Detection of the Pairwise Kinematic Sunyaev-Zel'dovich Effect and Pairwise Velocity with DESI DR1 Galaxies and ACT DR6 and Planck CMB Data
Yulin Gong, Patricio A. Gallardo, Rachel Bean, Jenna Moore, Eve M. Vavagiakis, Nicholas Battaglia, Boryana Hadzhiyska, Yun-Hsin Hsu, Jessica Nicole Aguilar, Steven Ahlen, Davide Bianchi, David Brooks, Todd Claybaugh, Rebecca Canning, Mark Devlin, Peter Doel, Axel de la Macorra, Simone Ferraro, Andreu Font-Ribera, Jaime E. Forero-Romero, Enrique Gaztañaga, Gaston Gutierrez, Satya Gontcho A Gontcho, Julien Guy, Klaus Honscheid, Cullan Howlett, R. Henry Liu, Mustapha Ishak, Dick Joyce, Anthony Kremin, Claire Lamman, Michael Levi, Martin Landriau, Marc Manera, Aaron Meisner, Ramon Miquel, Michael D. Niemack, Seshadri Nadathur, Will Percival, Francisco Prada, Graziano Rossi, Bernardita Ried Guachalla, Eusebio Sanchez, Hee-Jong Seo, David Sprayberry, David Schlegel, Cristóbal Sifón, Michael Schubnell, Joseph Harry Silber, Gregory Tarlé, Benjamin Alan Weaver, Rongpu Zhou, Hu Zou
TL;DR
The paper reports a high-significance detection of the pairwise kSZ effect by cross-correlating DESI DR1 LRGs with ACT DR6 and Planck CMB maps, achieving up to 9.3σ for a luminosity-selected subsample.

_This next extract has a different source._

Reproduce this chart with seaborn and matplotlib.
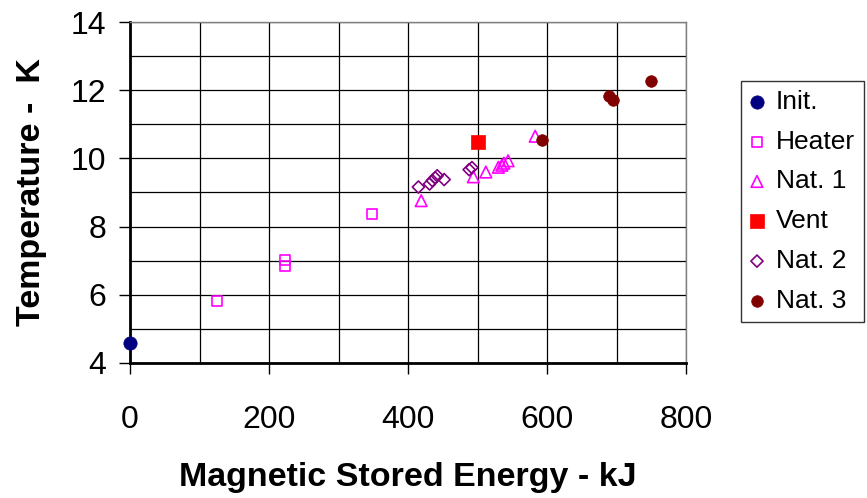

It employs aperture photometry, a pairwise-velocity framework, and linear-theory predictions to extract a mass-averaged optical depth τ̄, while enhancing per-cluster velocity inferences through a gradient-boosted decision tree model trained on simulations. The results show consistent signals across multiple CMB maps, align with Planck cosmology and simulations, and demonstrate a practical path to map the cosmic velocity field via kSZ measurements. This work strengthens kSZ as a robust cosmological probe and paves the way for future, higher-precision velocity studies with upcoming CMB and DESI data.
Abstract
We present a 9.3-sigma detection of the pairwise kinematic Sunyaev-Zeldovich (kSZ) effect by combining a sample of 913,286 Luminous Red Galaxies (LRGs) from the Dark Energy Spectroscopic Instrument Data Release 1 (DESI DR1) catalog and co-added Atacama Cosmology Telescope (ACT DR6) and Planck cosmic microwave background (CMB) temperature maps. This represents the highest-significance pairwise kSZ measurement to date. The analysis uses three ACT CMB temperature maps: co-added 150 GHz, total frequency maps, and a component-separated Internal Linear Combination (ILC) map, all of which cover 19,000 square degrees of the sky from Advanced ACTPol observations conducted between 2017 and 2022. Comparison of the results of these three maps serves as a consistency check for potential foreground contamination that may depend on the observation frequency. An estimate of the best-fit mass-averaged optical depth is obtained by comparing the pairwise kSZ curve with the linear-theory prediction of the pairwise velocity under the best-fit Planck cosmology, and is compared with predictions from simulations. This estimate serves as a reference point for future comparisons with thermal SZ-derived optical depth measurements for the same DESI cluster samples, which will be presented in a companion paper. Finally, we employ a machine-learning approach trained on simulations to estimate the optical depth for 456,803 DESI LRG-identified clusters within the simulated mass range (greater than about 1e13 solar masses). These are combined with the measured kSZ signal to infer the individual cluster peculiar velocities, providing the opportunity to constrain the behavior of gravity and the dark sector over a range of cosmic scales and epochs.